═══ Entries
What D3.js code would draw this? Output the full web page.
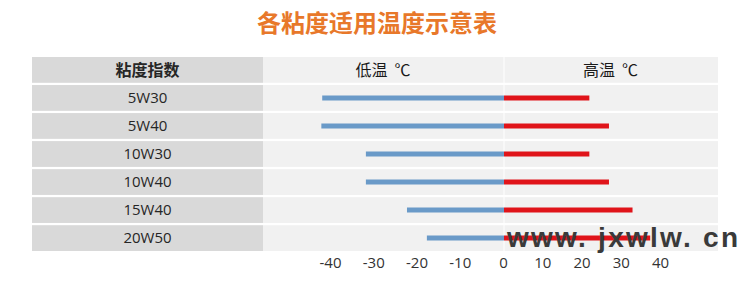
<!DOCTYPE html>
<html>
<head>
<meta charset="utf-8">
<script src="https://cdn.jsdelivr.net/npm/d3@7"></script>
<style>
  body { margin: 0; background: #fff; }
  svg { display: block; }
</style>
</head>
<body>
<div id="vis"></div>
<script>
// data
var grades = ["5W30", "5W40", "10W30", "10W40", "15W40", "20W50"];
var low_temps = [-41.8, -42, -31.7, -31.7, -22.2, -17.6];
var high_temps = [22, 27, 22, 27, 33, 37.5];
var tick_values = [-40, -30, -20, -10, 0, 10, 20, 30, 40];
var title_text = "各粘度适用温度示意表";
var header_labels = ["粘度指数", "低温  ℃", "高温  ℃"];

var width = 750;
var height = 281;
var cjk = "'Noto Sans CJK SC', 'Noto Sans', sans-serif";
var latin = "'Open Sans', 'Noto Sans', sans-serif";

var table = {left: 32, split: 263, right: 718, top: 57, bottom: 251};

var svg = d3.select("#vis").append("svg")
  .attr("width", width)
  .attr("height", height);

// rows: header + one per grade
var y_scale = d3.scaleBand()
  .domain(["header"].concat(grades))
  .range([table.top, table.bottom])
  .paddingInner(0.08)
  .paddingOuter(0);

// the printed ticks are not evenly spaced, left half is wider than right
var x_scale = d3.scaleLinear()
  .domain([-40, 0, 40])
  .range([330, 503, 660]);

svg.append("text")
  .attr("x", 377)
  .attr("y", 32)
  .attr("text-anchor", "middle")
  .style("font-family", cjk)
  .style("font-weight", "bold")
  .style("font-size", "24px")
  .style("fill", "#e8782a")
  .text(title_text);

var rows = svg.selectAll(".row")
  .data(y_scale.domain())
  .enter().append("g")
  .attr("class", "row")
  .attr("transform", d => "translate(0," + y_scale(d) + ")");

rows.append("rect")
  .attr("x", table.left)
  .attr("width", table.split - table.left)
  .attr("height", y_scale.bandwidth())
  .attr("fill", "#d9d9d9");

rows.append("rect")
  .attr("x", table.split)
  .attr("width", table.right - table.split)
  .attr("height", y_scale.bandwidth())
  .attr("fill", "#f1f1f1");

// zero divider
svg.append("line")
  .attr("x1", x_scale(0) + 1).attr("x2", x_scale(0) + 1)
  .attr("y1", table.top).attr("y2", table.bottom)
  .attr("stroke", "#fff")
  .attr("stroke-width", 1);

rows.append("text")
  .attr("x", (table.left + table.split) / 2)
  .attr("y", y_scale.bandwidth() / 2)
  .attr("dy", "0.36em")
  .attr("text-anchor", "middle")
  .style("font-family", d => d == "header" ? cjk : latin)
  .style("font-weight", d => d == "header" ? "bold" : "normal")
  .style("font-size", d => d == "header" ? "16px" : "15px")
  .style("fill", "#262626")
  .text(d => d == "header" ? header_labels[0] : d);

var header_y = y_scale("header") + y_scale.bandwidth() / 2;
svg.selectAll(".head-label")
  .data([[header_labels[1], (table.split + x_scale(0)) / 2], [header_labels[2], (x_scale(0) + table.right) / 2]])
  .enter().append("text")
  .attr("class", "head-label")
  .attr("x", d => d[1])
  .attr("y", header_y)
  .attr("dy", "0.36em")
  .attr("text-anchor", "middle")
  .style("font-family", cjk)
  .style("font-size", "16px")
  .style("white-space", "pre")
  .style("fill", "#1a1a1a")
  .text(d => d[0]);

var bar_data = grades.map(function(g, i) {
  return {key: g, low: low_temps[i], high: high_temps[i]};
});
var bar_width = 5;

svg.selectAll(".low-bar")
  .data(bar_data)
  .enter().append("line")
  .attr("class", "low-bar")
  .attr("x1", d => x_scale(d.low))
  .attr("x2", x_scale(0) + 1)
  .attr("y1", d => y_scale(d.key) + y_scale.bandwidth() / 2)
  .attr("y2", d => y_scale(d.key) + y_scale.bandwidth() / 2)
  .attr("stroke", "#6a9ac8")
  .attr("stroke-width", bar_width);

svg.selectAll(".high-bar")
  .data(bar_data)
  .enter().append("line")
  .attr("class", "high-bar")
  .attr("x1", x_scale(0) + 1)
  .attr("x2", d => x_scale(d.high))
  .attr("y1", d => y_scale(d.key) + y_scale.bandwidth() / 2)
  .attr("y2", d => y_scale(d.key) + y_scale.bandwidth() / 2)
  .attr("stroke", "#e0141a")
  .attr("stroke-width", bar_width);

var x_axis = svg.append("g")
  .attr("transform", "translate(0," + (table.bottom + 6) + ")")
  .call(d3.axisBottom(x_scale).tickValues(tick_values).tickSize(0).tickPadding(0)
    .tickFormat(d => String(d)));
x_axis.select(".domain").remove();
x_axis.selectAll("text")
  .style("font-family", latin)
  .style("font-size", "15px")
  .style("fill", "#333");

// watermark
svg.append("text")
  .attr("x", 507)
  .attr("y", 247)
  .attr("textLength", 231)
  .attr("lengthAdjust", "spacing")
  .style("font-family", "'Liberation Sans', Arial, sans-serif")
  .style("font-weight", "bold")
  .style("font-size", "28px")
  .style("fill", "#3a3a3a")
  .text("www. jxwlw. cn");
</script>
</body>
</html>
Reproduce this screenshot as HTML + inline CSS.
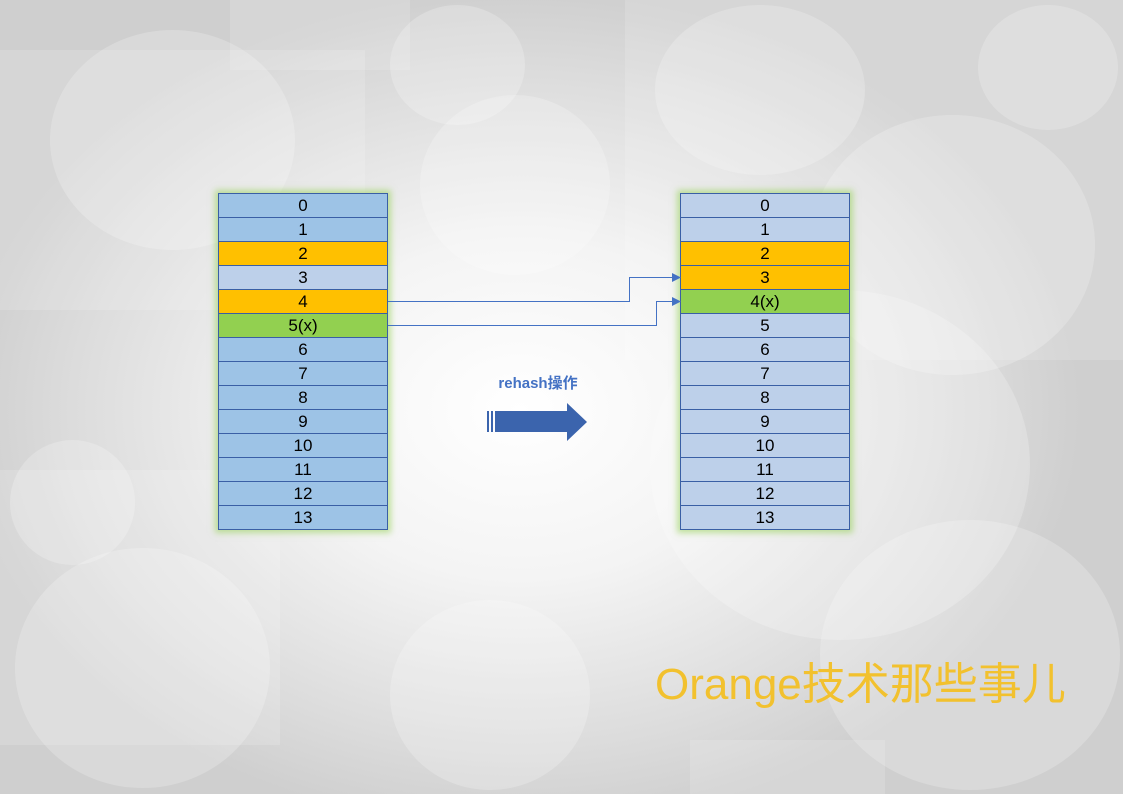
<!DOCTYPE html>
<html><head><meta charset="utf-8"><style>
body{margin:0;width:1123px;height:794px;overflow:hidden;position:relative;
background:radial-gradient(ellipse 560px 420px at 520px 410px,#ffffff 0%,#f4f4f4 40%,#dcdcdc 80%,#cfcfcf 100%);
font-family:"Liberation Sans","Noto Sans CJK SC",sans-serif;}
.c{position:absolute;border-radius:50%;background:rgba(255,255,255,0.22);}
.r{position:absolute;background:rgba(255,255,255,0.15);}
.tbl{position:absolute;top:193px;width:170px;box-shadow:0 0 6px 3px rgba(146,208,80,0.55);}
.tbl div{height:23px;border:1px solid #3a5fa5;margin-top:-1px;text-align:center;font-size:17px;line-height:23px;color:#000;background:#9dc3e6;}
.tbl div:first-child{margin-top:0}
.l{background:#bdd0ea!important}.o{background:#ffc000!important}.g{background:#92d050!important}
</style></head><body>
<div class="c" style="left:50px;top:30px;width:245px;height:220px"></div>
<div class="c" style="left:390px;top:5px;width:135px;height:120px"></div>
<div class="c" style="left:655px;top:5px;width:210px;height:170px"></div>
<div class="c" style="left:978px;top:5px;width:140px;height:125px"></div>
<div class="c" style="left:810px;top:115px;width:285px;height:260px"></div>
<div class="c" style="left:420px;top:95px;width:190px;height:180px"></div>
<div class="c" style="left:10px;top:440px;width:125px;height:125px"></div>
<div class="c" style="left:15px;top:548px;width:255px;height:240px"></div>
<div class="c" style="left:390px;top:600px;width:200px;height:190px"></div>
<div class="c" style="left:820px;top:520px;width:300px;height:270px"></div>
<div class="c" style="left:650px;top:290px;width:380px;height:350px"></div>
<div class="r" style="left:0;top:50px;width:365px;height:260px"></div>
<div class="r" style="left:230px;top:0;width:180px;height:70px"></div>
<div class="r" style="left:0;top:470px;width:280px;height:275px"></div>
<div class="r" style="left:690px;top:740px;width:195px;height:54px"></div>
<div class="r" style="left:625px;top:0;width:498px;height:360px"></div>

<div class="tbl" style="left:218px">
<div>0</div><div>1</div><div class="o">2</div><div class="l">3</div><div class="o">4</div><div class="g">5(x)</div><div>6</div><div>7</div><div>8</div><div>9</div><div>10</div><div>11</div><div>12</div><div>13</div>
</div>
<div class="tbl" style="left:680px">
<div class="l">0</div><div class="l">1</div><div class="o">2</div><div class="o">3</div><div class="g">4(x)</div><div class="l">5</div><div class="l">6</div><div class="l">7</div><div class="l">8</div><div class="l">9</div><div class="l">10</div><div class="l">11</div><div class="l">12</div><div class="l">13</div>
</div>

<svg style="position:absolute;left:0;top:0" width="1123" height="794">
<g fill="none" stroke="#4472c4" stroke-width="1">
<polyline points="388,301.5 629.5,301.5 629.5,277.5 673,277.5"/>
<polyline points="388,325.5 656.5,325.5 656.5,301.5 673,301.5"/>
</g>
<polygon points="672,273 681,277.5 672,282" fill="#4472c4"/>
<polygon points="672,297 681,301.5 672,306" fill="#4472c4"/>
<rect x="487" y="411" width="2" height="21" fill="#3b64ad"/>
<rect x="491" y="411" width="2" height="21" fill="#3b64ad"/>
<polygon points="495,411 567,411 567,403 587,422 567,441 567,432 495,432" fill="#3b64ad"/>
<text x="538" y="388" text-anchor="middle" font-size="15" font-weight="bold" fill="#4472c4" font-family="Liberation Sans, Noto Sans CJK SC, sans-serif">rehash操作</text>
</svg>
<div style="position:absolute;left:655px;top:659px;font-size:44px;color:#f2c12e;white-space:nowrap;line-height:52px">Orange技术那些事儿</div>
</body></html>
══════
State only how many lines in the material include "this".

2